忘れてはならないのは、僕たちがこうした想いを抱けるのは、先輩世代の長年にわたる、とてつもない努力と貢献のおかげだということ。そのことを認識し、感謝しないことには、海外で日の丸を背負って活動する資格はないと思っている。

ところが一方で、輝かしい日本ブランドにも危機が迫っている。日本人のまじめで謙虚な活動が、好敵手・中国の圧倒的な人海戦術の前にかき消されようとしているのだ。ODAやJICAなどの援助活動は、中国人ビジネスマン・労働者のあくなき進出によって風前の灯となっている。

ソマリランドに向かう際の経由地、エチオピアの首都アディスアベバは「アフリカの首都」ともいえる発展した都市。僕の目には、ここが「中国のアフリカ進出基地」に映った。

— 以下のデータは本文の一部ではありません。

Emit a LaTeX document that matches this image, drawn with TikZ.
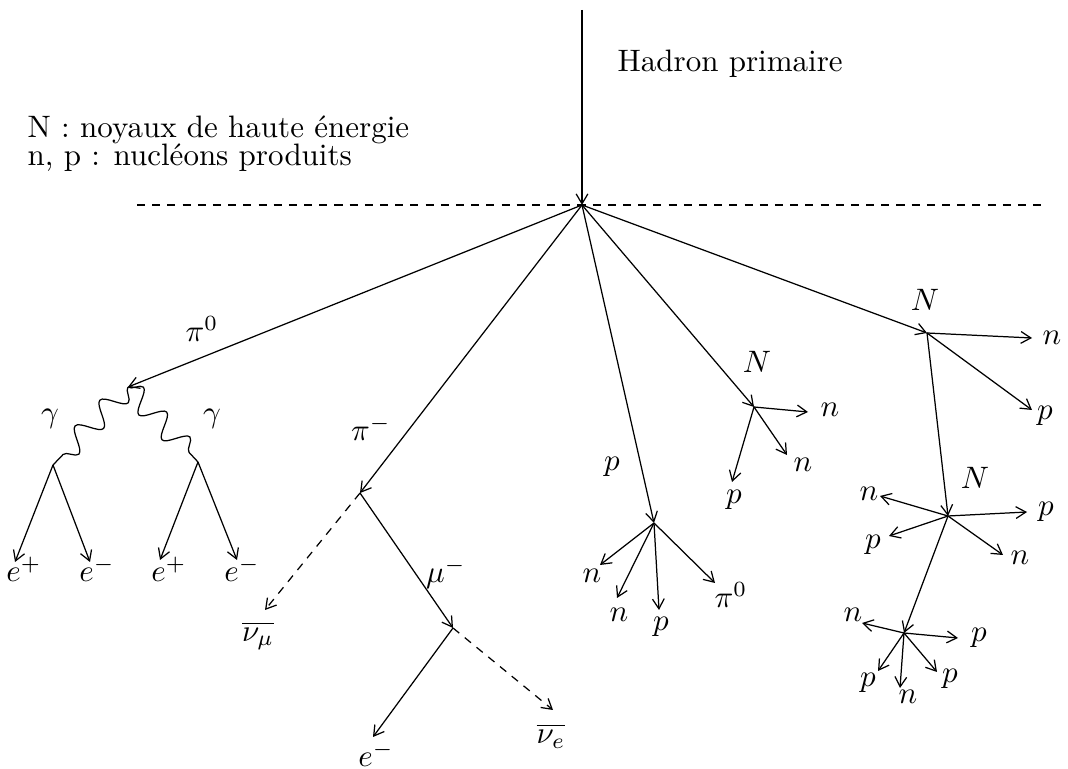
\documentclass[tikz,border=0pt]{standalone}
\usepackage{amsmath,amssymb}
\usepackage{tikz}
\usetikzlibrary{arrows.meta, decorations.pathmorphing}

\begin{document}
\begin{tikzpicture}[
    x=0.3226pt, y=-0.3226pt,
    arrow/.style={-{Straight Barb[length=3.2pt, width=3.8pt]}},
    nuarrow/.style={arrow, dash pattern=on 2.6pt off 2.3pt},
    axis/.style={dash pattern=on 2.6pt off 2.3pt},
    photon/.style={decorate, decoration={snake, amplitude=3.6pt, segment length=#1}},
    lbl/.style={inner sep=0pt},
    elbl/.style={inner sep=0pt, anchor=base},
]
\useasboundingbox (0,0) rectangle (1068,769);

% vertices
\coordinate (top) at (582,10);
\coordinate (v0) at (582,205);
\coordinate (hl) at (137,205);
\coordinate (hr) at (1045,205);
\coordinate (g0) at (128,387);
\coordinate (g1) at (53,465);
\coordinate (g2) at (198,462);
\coordinate (pim) at (360,493);
\coordinate (mu) at (453,628);
\coordinate (pv) at (654,523);
\coordinate (n1) at (754,407);
\coordinate (n2) at (927,333);
\coordinate (n3) at (948,516);
\coordinate (n4) at (904,633);

% free ends
\coordinate (e1) at (15,562);
\coordinate (e2) at (90,562);
\coordinate (e3) at (160,560);
\coordinate (e4) at (237,560);
\coordinate (num) at (265,610);
\coordinate (em) at (373,737);
\coordinate (nue) at (553,710);
\coordinate (pv1) at (600,565);
\coordinate (pv2) at (617,598);
\coordinate (pv3) at (659,610);
\coordinate (pv4) at (715,583);
\coordinate (n1a) at (808,412);
\coordinate (n1b) at (787,455);
\coordinate (n1c) at (732,482);
\coordinate (n2a) at (1032,338);
\coordinate (n2b) at (1032,410);
\coordinate (n3a) at (880,496);
\coordinate (n3b) at (1027,512);
\coordinate (n3c) at (889,536);
\coordinate (n3d) at (1003,555);
\coordinate (n4a) at (862,623);
\coordinate (n4b) at (958,638);
\coordinate (n4c) at (878,671);
\coordinate (n4d) at (900,688);
\coordinate (n4e) at (937,672);

% texts
\node[lbl, anchor=base west] (hadron) at (617,72) {Hadron primaire};
\node[lbl, anchor=base west] (leg1) at (27,138) {N : noyaux de haute énergie};
\node[lbl, anchor=base west] (leg2) at (27,166) {n, p : nucléons produits};

\node[lbl] (lpi0) at (202,329) {$\pi^0$};
\node[lbl] (lga1) at (50,419) {$\gamma$};
\node[lbl] (lga2) at (212,419) {$\gamma$};
\node[elbl] (le1) at (24,582) {$e^+$};
\node[elbl] (le2) at (97,582) {$e^-$};
\node[elbl] (le3) at (169,582) {$e^+$};
\node[elbl] (le4) at (242,582) {$e^-$};
\node[lbl] (lpim) at (371,428) {$\pi^-$};
\node[lbl] (lnum) at (258,636) {$\overline{\nu_\mu}$};
\node[lbl] (lmu) at (446,573) {$\mu^-$};
\node[lbl] (lem) at (376,754) {$e^-$};
\node[lbl] (lnue) at (551,736) {$\overline{\nu_e}$};
\node[lbl] (lp) at (612,467) {$p$};
\node[lbl] (lpv1) at (592,576) {$n$};
\node[lbl] (lpv2) at (619,615) {$n$};
\node[lbl] (lpv3) at (661,627) {$p$};
\node[lbl] (lpv4) at (731,595) {$\pi^0$};
\node[lbl] (ln1) at (757,362) {$N$};
\node[lbl] (ln1a) at (830,410) {$n$};
\node[lbl] (ln1b) at (803,465) {$n$};
\node[lbl] (ln1c) at (734,500) {$p$};
\node[lbl] (ln2) at (925,300) {$N$};
\node[lbl] (ln2a) at (1052,338) {$n$};
\node[lbl] (ln2b) at (1045,416) {$p$};
\node[lbl] (ln3) at (975,478) {$N$};
\node[lbl] (ln3a) at (869,494) {$n$};
\node[lbl] (ln3b) at (1046,512) {$p$};
\node[lbl] (ln3c) at (873,545) {$p$};
\node[lbl] (ln3d) at (1020,558) {$n$};
\node[lbl] (ln4a) at (853,615) {$n$};
\node[lbl] (ln4b) at (979,638) {$p$};
\node[lbl] (ln4c) at (868,683) {$p$};
\node[lbl] (ln4d) at (908,697) {$n$};
\node[lbl] (ln4e) at (950,679) {$p$};

% tracks
\draw[arrow] (top) -- (v0);
\draw[axis] (hl) -- (hr);

\draw[arrow] (v0) -- (g0);
\draw[photon=11.5pt] (g0) -- (g1);
\draw[photon=11pt] (g0) -- (g2);
\draw[arrow] (g1) -- (e1);
\draw[arrow] (g1) -- (e2);
\draw[arrow] (g2) -- (e3);
\draw[arrow] (g2) -- (e4);

\draw[arrow] (v0) -- (pim);
\draw[nuarrow] (pim) -- (num);
\draw[arrow] (pim) -- (mu);
\draw[arrow] (mu) -- (em);
\draw[nuarrow] (mu) -- (nue);

\draw[arrow] (v0) -- (pv);
\draw[arrow] (pv) -- (pv1);
\draw[arrow] (pv) -- (pv2);
\draw[arrow] (pv) -- (pv3);
\draw[arrow] (pv) -- (pv4);

\draw[arrow] (v0) -- (n1);
\draw[arrow] (n1) -- (n1a);
\draw[arrow] (n1) -- (n1b);
\draw[arrow] (n1) -- (n1c);

\draw[arrow] (v0) -- (n2);
\draw[arrow] (n2) -- (n2a);
\draw[arrow] (n2) -- (n2b);
\draw[arrow] (n2) -- (n3);
\draw[arrow] (n3) -- (n3a);
\draw[arrow] (n3) -- (n3b);
\draw[arrow] (n3) -- (n3c);
\draw[arrow] (n3) -- (n3d);
\draw[arrow] (n3) -- (n4);
\draw[arrow] (n4) -- (n4a);
\draw[arrow] (n4) -- (n4b);
\draw[arrow] (n4) -- (n4c);
\draw[arrow] (n4) -- (n4d);
\draw[arrow] (n4) -- (n4e);
\end{tikzpicture}
\end{document}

現在、建設中の国内最初の地下鉄は、中国企業が請け負ったものである。それだけではない。多くの公共施設、公道が中国政府による援助によってつくられている。アフリカ連合(AU)本部のモダンな高層ビルでさえもそう。じつは、ルワンダの国際空港やソマリランドの幹線道路も、中国人の手によってつくられた。

先ほど述べたとおり、アフリカで「自分は日本人だ」と言えば、現地の人たちは諸手をあげて歓迎してくれる。だが、このリアクションは長くは続かないかもしれない。彼らアフリカ人が、表向きは日本人に対して尊敬の態度を示しながら、心の中で「日本人より中国人のほうが大切なパートナーだ」と思っていても、なんら不思議はない。

ときには中国人に対して露骨な嫌悪感を見せるアフリカ人にも会ったが、それは中国人が現地で存在感を発揮していることの裏返しにほかならない。アディスアベバには1万人以上の中国人か住んでいる。

それに対し、日本人の在住者はわずか200人程度。しかも前者の多くがビジネス目的で来ている一方、後者は国際協力活動や大使館の関係者が大勢を占め、ビジネスマンはほとんどいない。これは、世界のあらゆる地域で起きている現象なのだ。

だから僕たち平成生まれは、僕たちらしい戦い方で、世界に日本の存在感を示していかなければならない。それはきっと、事業を通じて社会問題の解決をめざす「社会起業家」的なアプロ-チなのではないだろうか。社会的なインパクトを現地にもたらし。あらためて日本のすごさを実感してもらう。これこそが、僕たち平成生まれの「愛国心」の示し方だと思う。